When a bleed happens
No matter what sport a child tries, it is impossible to avoid all bleeds. The child with hemophilia needs to learn very early to tell when he is having a bleed. He needs to know that an injury can cause a bleed whether or not he sees blood. He must be trained to tell an adult right away when he has been hurt or when he thinks he is having a bleed. A young child must understand that a bleed is unlikely to stop without factor. He can be told that when a blood vessel is broken, he needs factor to help fix the vein.
Adults should not make a child feel that a bleed is his fault. The child should not think that a bleed is punishment for doing something risky or forbidden. All children get hurt. Some bleeds cannot be prevented anyway. Making a child feel guilty for causing a bleed may make him try to hide his bleeds.
Adults should praise a child for telling them when he has a bleed. Let him know that he will not be punished. This way, the child is more likely to report the bleed when it first starts. Do not demand to know what the child did to cause the bleed. Wait until the factor has been given. Then, if necessary, ask the child what he was doing before the bleed started. Getting factor should be seen by the child as a way of stopping the pain and not as a punishment.
After a bleed, you may not be sure when the child can start playing the sport again.

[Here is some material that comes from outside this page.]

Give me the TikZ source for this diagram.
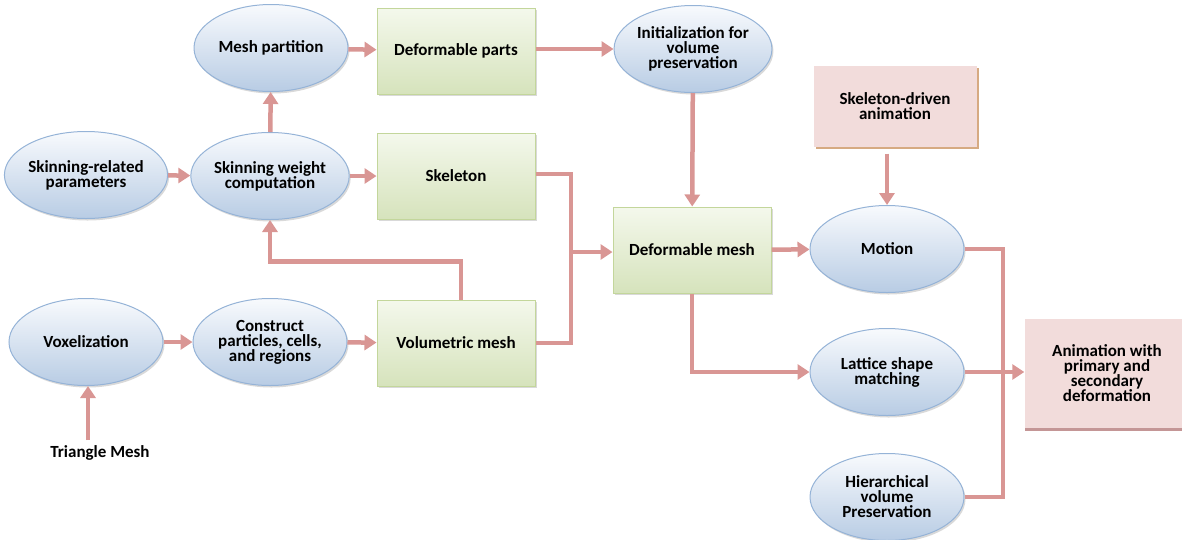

If one dose of factor stopped the bleed and if there is no more pain, it is probably safe to play. If it takes more than one dose or there is pain or stiffness, you have to be careful. Call your hemophilia doctor for advice.
Children with mild hemophilia
Children with mild hemophilia have few bleeds. Most of the time, they need factor only after a bad accident or for an operation. Because of this, the parents of a child with mild hemophilia will need to pay close attention to his sports and play. Since he rarely has a bleed, he may not know when he needs to get treatment.
When a sport does not work
Not everyone will be good at the sport he or she chooses. Some children simply do not have the athletic skills for certain sports. Also, some children have to stop playing a sport because they have too many bleeds. When a child cannot play the sport he or she chooses, encourage the child to enjoy that sport in other ways. He or she can be a team manager, coach, scorekeeper, cheerleader, or mascot. He or she can always be what every team needs - a loyal fan.
Children who do not play a sport can still have their own exercise programs to build muscles. If a child feels left out, there are other skills that can be learned that will make the child feel good about him or herself. Playing a musical instrument and mastering chess are two examples.